Set problem:
Pictures must not be retyped. Return exactly the lines from the one with "Write a Python" through the one with "plt.rcParams['font.family'] = ['Liberation", both included, and no others.

Supplied material:

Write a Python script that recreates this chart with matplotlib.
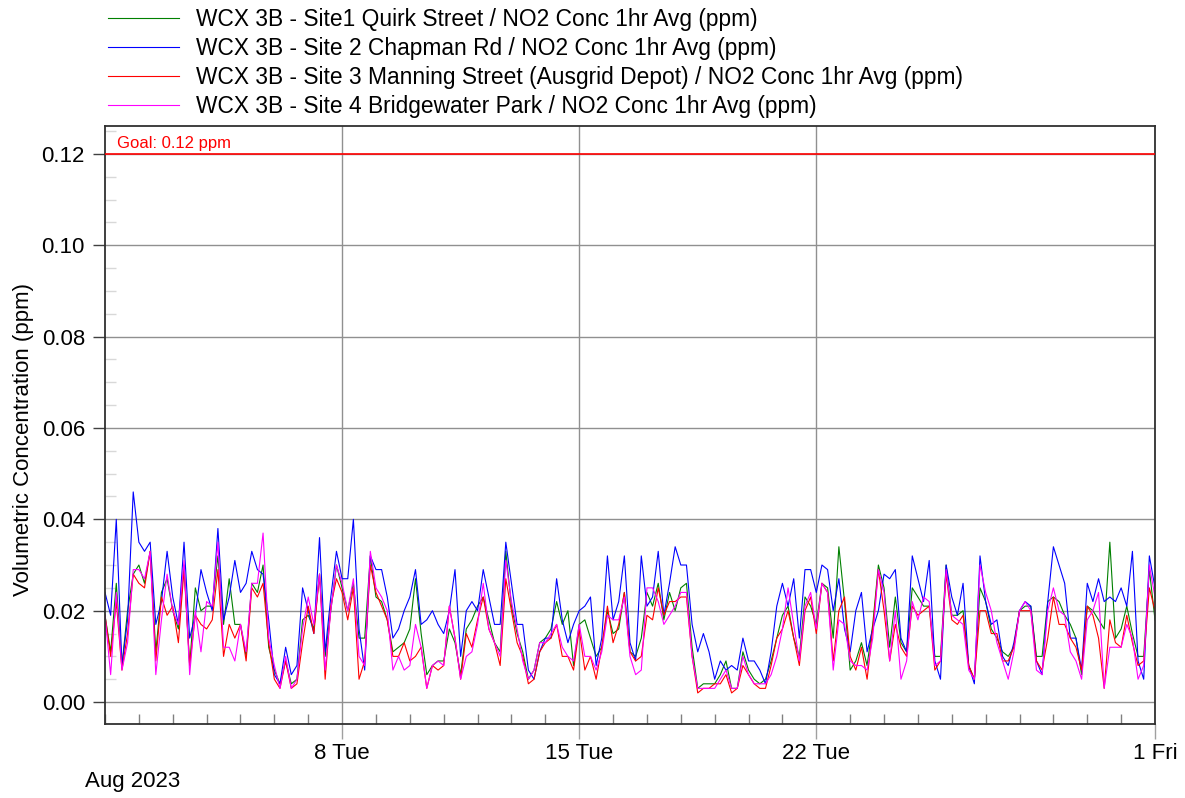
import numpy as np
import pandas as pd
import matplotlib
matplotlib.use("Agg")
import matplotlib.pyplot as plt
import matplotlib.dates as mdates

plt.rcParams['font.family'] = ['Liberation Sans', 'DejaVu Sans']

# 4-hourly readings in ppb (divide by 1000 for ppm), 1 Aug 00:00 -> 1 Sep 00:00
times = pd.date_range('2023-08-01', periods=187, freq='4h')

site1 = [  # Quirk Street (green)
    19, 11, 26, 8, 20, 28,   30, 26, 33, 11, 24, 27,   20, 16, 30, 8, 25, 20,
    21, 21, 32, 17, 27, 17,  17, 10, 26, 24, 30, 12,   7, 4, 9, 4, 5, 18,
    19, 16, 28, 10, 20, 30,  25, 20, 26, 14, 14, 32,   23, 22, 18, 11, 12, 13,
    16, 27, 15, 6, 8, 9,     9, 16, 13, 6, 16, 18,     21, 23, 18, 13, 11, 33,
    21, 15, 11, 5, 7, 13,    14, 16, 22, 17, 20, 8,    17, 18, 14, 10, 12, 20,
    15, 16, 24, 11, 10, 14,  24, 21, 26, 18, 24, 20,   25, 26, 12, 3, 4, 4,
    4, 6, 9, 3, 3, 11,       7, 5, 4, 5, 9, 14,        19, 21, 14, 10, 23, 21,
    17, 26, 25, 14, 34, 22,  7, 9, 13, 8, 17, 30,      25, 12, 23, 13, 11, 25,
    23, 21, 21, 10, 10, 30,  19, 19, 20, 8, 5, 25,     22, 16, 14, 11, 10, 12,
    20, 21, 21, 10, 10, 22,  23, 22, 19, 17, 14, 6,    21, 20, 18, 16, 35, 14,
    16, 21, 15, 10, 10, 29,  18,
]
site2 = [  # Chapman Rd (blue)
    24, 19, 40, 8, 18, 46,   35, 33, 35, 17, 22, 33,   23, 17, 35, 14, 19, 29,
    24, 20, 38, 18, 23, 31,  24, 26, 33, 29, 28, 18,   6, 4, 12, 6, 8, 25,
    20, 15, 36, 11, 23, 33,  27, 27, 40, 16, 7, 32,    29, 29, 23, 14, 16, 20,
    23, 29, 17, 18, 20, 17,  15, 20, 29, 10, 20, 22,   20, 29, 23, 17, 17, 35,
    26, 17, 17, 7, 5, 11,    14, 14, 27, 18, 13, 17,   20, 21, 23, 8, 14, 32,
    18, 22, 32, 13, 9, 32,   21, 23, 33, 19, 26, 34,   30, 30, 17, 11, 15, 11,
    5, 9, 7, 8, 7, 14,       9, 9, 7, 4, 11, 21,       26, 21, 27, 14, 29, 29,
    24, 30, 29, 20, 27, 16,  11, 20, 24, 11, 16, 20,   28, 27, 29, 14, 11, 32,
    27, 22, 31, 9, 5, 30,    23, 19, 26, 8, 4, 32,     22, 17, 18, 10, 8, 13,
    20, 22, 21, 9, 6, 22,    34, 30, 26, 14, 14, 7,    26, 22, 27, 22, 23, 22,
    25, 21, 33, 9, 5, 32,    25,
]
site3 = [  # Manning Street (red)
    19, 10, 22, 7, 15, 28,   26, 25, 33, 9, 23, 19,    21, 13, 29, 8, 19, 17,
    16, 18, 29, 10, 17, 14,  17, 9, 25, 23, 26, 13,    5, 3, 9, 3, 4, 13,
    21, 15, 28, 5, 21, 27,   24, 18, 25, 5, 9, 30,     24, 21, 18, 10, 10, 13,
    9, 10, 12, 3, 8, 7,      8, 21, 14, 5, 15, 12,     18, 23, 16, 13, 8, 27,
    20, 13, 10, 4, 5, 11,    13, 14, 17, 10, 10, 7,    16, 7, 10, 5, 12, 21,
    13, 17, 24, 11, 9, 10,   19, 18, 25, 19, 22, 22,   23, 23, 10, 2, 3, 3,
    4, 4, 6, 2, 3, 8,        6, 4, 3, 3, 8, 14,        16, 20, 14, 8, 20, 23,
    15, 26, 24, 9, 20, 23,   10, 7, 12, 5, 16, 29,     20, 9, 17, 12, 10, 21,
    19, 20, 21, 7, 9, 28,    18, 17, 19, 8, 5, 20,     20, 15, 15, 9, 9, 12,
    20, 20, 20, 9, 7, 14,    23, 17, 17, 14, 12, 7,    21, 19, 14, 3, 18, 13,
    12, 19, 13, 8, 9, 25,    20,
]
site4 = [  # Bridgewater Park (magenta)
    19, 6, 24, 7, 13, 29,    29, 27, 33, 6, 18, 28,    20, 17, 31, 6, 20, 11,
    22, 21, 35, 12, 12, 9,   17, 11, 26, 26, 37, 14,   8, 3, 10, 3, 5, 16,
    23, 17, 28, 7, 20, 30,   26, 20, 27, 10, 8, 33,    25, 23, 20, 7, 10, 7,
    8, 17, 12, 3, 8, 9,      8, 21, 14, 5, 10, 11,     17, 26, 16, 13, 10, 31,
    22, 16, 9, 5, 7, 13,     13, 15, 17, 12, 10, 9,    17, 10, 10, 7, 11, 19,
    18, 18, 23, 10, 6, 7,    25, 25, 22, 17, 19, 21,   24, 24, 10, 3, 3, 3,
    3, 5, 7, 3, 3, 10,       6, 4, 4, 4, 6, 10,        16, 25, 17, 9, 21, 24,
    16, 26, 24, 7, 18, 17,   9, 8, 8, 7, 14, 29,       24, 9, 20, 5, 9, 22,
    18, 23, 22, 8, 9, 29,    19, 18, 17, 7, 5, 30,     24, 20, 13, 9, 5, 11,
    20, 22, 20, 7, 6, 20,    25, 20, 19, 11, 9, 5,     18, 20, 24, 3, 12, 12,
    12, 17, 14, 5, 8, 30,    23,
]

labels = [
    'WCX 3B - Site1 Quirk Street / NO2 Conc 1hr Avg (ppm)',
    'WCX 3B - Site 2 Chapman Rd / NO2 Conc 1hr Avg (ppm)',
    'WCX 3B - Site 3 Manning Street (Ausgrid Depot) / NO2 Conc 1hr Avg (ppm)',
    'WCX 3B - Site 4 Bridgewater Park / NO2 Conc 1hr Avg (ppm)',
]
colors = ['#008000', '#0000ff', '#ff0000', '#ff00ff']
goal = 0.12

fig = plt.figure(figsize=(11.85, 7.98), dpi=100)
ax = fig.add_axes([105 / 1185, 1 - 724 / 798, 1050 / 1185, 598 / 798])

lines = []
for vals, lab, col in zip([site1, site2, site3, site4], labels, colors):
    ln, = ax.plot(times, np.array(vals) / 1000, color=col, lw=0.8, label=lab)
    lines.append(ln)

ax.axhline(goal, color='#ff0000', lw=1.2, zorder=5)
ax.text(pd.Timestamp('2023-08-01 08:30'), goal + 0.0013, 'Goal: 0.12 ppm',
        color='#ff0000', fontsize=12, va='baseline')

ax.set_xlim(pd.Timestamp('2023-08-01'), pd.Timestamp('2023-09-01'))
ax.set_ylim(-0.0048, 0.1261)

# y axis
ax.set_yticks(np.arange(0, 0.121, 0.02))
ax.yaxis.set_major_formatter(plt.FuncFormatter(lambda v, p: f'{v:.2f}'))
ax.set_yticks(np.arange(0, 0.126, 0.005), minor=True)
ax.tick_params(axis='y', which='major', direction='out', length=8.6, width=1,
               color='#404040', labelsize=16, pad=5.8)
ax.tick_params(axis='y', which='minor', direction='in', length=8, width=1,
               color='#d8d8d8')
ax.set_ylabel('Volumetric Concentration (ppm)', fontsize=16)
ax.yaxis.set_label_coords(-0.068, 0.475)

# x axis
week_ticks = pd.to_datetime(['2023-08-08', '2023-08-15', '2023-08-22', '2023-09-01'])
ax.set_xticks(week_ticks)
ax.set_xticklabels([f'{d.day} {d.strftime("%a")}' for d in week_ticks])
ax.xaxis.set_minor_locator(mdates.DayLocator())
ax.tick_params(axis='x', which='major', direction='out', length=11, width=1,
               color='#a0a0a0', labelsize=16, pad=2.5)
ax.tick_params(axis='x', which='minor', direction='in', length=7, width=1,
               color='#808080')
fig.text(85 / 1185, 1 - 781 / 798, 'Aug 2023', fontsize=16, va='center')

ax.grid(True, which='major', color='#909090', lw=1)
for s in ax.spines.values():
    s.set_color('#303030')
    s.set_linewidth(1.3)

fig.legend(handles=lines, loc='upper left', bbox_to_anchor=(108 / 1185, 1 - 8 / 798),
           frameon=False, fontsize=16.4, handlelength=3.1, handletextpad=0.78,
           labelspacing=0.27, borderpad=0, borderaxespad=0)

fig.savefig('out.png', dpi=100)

...

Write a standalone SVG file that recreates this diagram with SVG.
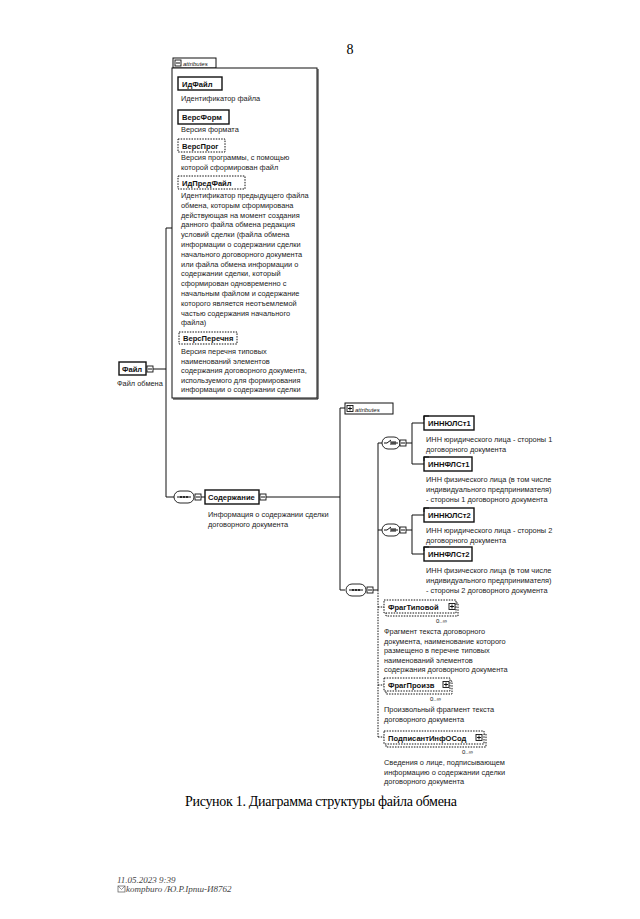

Task answer:
Write a Python script that recreates this chart with matplotlib.
import numpy as np
import pandas as pd
import matplotlib
matplotlib.use("Agg")
import matplotlib.pyplot as plt
import matplotlib.dates as mdates

plt.rcParams['font.family'] = ['Liberation Sans', 'DejaVu Sans']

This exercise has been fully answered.